Russia has new warning for Georgia

Published October 5, 2006

MOSCOW - President Vladimir Putin on Wednesday accused Georgia of blackmail and lawmakers threatened more sanctions as Moscow police went after businesses allegedly tied to Georgian organized crime and cracked down on illegal migrants from the Caucasus Mountains nation.

The Kremlin's fury over last week's arrest of four Russian officers in Georgia, which sparked Moscow's suspension of air, sea, road, rail and postal links on Tuesday, showed no sign of ebbing despite their release.

The arrests appear to have been the last straw for the Russian leadership, which is alarmed over Tbilisi's goal of NATO membership.

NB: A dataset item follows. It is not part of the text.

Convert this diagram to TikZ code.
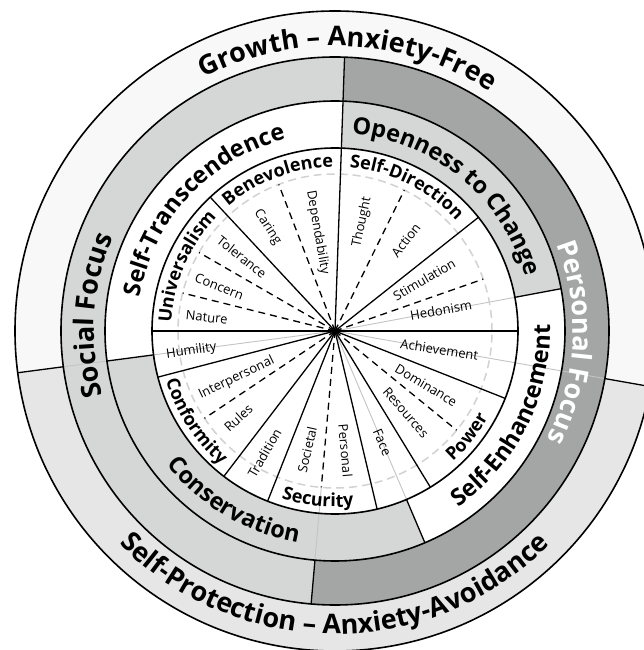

Summoning parliamentary faction leaders to the Kremlin, Putin thanked them for their show of unity.

"I would not counsel anyone to talk to Russia in the language of provocations and blackmail," he told the four legislators - Boris Gryzlov, the head of the dominant pro-Kremlin United Russia party, and the heads of the State Duma's three nationalist parties.

The lawmakers then led passage of a statement on the "anti-Russian and antidemocratic policy of the Georgian authorities," which signaled "harsher measures" in case of further aggravation.

Possible next steps include sharply restricting Russian energy shipments come winter and prohibiting money transfers from Russia and Georgia.